Treatment of Greek Things, But Not in a Greek Manner
Although Keats has been called a Greek, he does not write of Greek things in a Greek manner. The very description of the palace of Hyperion, with its vague, far-dazzling pomps and phantom terrors of coming doom, shows that. Keats is here far in workmanship from the Greek purity and precision of outline, and from definition of individual images. Some of his pictures of Nature, too, show not the simplicity of the Greek, but the complexity of the modern, sentiment of Nature. But Keats shows a thorough grasp of the essential meaning of the war between Titans and Olympians. He illustrates with great beauty and force (in the speech of Oceanus in the second book) that essential meaning : the dethronement of an older and ruder worship by one more advanced and humane, in which ideas of ethics and of arts held a larger place beside ideas of Nature and her brute powers.
Keats’s Success in Animating the Colossal Gods
Again, Keats attains great success in conceiving and animating the colossal shapes of the early gods. He shows a masterly instinct in the choice of comparisons, drawn from Nature by which he tries to make us realise the voices of those gods, with their personalities between the elemental and the human.
A Dramatic Representation of Human Emotions
Indeed, Hyperion is Keats’s most serious and considerable attempt at the dramatic presentation of emotion, because the Titans are conceived in human terms, and their sorrows are human sorrows. There is far greater power, too, of discourse, of argument in verse, than ever before; there is no parallel in Keats’s earlier work to the speech of Oceanus.
Sublimity of Book I, and Intensity of Book III
The second book of Hyperion, relating the council of the dethroned Titans, has neither the sublimity of the first, nor the intensity of the unfinished third. In the first book we have a solemn vision of the fallen Saturn, followed by a resplendent vision of Hyperion threatened in his empire. In the third book we see Apollo undergoing a convulsive change under the afflatus of Mnemosyne, and about to put on the full powers of his godhead. But the third book has a ripeness and controlled power of its own which places it quite on a level with the other two.
One of the Grandest English Poems
“With a few slips and inequalities, and one or two instances of verbal incorrectness, Hyperion is indeed one of the grandest poems in the English language, and in its grandeur seems one of the easiest and most spontaneous. Keats, however, had never been able to apply himself to it continuously, but only by fits and starts.

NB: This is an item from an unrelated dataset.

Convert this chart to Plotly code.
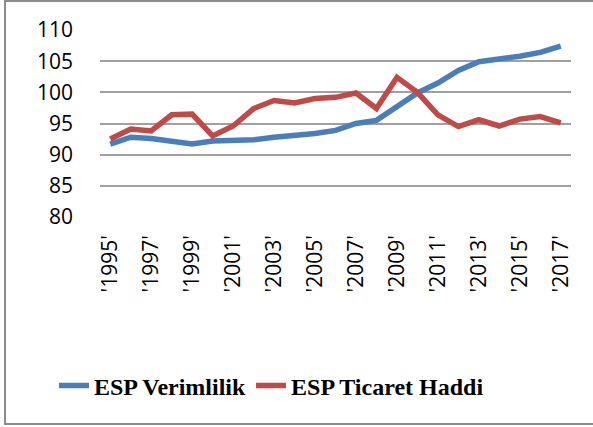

Partly this was due to the distractions of bereavement, of material anxiety, and of dawning passion amid which it was begun and continued: partly (if we may trust the statement of the publishers) to disapointment at the reception of Endymion; and partly, it is clear, to something not wholly congenial to his powers in the task itself.”
Important Note. Wherever Hyperion is printed in italics or within inverted commas, the reference is to the poem; and wherever Hyperion is printed in the ordinary type or without inverted commas, the reference is to the sun-god.
For instance: Hyperion is an epic poem. Or, “Hyperion” bears a Miltonic stamp.
In both these cases the poem is meant.
But: Hyperion had begun to feel apprehensive of a threat to his security.
Here the sun-god is being referred to.